Quantcast Open Sources Hadoop Distributed File System Alternative

Quantcast, an internet audience measurement and ad targeting service, processes over 20 petabytes of data per day using Apache Hadoop and its own custom file system called Quantcast File System (QFS). Today, it’s making that technology available to as open source under an Apache license. You can now find it on GitHub.

The default Hadoop file system is called Hadoop Distributed File System (HDFS). CEO Konrad Feldman says Quantcast started using Hadoop in 2006. In 2008 as Quantcast started collecting 1TB of data per day the team realized that it was going to need a file system with better throughput than HDFS.

They settled on using the open source Kosmos Distributed File System (kosmosfs), but didn’t feel that it as production ready.
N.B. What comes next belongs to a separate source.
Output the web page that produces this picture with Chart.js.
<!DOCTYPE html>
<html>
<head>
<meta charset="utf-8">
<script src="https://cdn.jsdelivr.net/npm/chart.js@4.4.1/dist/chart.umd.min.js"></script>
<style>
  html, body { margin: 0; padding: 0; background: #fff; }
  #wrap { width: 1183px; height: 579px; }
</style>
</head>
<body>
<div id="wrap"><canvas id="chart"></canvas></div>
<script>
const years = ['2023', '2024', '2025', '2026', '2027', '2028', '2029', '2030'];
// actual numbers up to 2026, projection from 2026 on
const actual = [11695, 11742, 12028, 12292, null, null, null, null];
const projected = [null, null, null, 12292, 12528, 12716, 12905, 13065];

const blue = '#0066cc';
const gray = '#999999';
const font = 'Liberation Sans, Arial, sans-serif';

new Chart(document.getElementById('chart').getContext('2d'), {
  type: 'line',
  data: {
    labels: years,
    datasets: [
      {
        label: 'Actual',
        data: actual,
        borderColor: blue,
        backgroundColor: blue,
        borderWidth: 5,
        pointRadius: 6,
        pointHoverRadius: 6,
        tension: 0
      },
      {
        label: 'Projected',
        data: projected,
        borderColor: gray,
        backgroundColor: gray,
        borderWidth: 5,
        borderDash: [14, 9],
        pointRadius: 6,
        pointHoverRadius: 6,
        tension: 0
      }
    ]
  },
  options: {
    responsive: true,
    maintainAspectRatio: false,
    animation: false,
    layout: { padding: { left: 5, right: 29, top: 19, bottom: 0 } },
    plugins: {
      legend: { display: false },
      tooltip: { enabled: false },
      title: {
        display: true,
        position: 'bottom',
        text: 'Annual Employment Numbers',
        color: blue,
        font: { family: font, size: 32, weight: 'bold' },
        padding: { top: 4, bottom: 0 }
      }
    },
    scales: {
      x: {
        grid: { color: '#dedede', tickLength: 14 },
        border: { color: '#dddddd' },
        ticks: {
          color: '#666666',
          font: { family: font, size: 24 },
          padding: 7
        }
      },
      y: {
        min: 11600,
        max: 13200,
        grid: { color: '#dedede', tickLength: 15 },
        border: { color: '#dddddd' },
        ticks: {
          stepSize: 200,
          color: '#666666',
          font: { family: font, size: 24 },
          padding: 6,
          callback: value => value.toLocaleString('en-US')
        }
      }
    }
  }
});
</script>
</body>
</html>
So they hired Sriram Rao, the lead architect of kosmosfs, to work on making it production ready. The result was QFS, which Quantcast has been using in product for about four years now, though Rao has since left the company for Microsoft.

Feldman says internal benchmarks found that QFS reads are up to 75% at faster than HDFS and writes up to 46% faster. QFS uses a more efficient data replication system based on Reed-Solomon coding so that data takes up less disk space — this also reduces the overall IO required. And QFS uses C++, which has a few performance benefits over Java as well.

However, he cautions that Hadoop users may find HDFS a better solution if they’re handling relatively small volumes of data, or if they depend on HDFS-specific features such as head node federation or hot standby.

He says the company doesn’t plan to offer a commercial version or enterprise support — it’s just contributing back to the open source community. But hey, famous last words and all that.

Quantcast isn’t the only company that has replaced HDFS. MapR‘s commercial distribution of Hadoop uses a proprietary file system. DataStax Enterprise uses Apache Cassandra to replace HDFS.